Print in the Blood - Solo Exhibition

Glasgow Print Studio - April/June 2021

There no doubt that I am besotted with the magical world of printmaking in all its guises and have been since I first screenprinted a set of cotton placemats while still at school. It really is in the blood. My father, my uncles and my cousins all worked in the newspapers and from my fifteenth birthday my Saturday job was as a Copyboy for the Sunday Express.

I had thought of calling my next exhibition, Gone Fishing, and this refers not to the images but the process of finding the images. Like fly fishing it is a solitary process and finding images takes time and patience. This is particularly true of my Urban Landscapes. The journey is an essential part of the creative process and this is true too with the water images in the exhibition.

Many of the water images are from the North West of Scotland and I journey there on a regular basis. The area around Arisaig and the journey to get there is just so inspirational, blue seas with white sand and views out to the islands of Skye, Eigg and Rhum. The purity of the water means there are shell covered beaches and multicoloured seaweed that I have grown to love. Having said that, as often as not I leave disappointed with the photographs as the sea rarely lives up to the hopes and expectation when setting out.

So many things have to come together to get something that grabs me.

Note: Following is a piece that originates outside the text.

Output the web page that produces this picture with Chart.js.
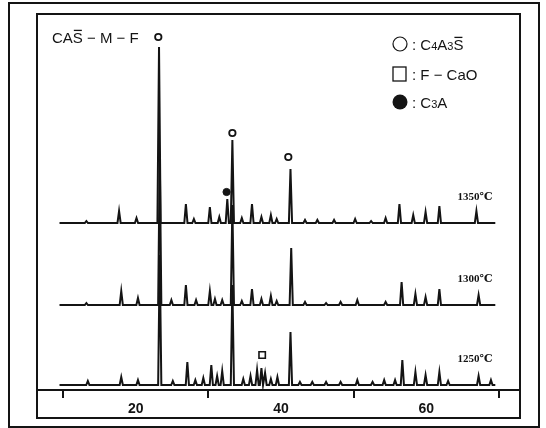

Sunshine really helps and so too does a high tide, as does the position of the sun so as not to cast a shadow of oneself, and of course, the wind that disturbs the surface of the water in ways that are rarely what I am hoping for. It could take several trips to find one image that I can use.

It isn't easy to say exactly what I am looking for in an image but considerations include: the pattern of the waves; reflection on the surface; the clarity of the water; the prismatic effect of light passing through the water; the composition of the shoreline, sand, shells, rocks, seaweed and so on.

I love photography although I wouldn't consider myself a photographer. More an artist that loves to use photography and printmaking to create images. Combining both allows me to edit photographs and transform them in to something new by editing the image in a way that a photographer can't. It was true working in analogue and more so now with digital technology.

My printing technique has evolved over the years, using new technology as old ways become obsolete, and even digital technology that I used twenty years ago has come and gone.

After a rigorous editing programme an image is selected and developed in photoshop, editing out unwanted bits adding and removing colour, cropping the image until eventually settling on an image to translate into a screenprint, occasionally, if required, combining two images to make one.

This editing process is essential as the screenprint, usually 106 x 57cm will take several weeks of intensive work to complete and with as many as 30 or more layers, one wrong colour or misregistration could spell disaster. Working with water based acrylic, registration is a real problem with paper expanding depending on the area being printed and the humidity. And it is expensive. Thirty layers means thirty same size digital positives, thirty screens to coat and expose, to print, to clean and to strip, along with the cost of Somerset paper and gallons of TW Graphic and Lascaux acrylic ink/paint. So, getting the image right in the first place is crucial. I proof and edition as I go along so it is inevitable that a few are lost along the way.

The technique is based loosely on CMYK and this is the order in which they would be printed, in fact I never use black. I use as many colours as I need to and will add in purples, oranges and others in various strengths to create the desired effect. Like underpainting I will often print stronger colour than required then overprint with opaque and translucent layers to tone down the whole image before building it back up. The effect of colour glowing through a translucent white can be quite bewitching. This multi-layered approach means that the finished works have a visceral quality, a tactile quality that couldn't be achieved in a digital print. And of course there is an archival permanence about them.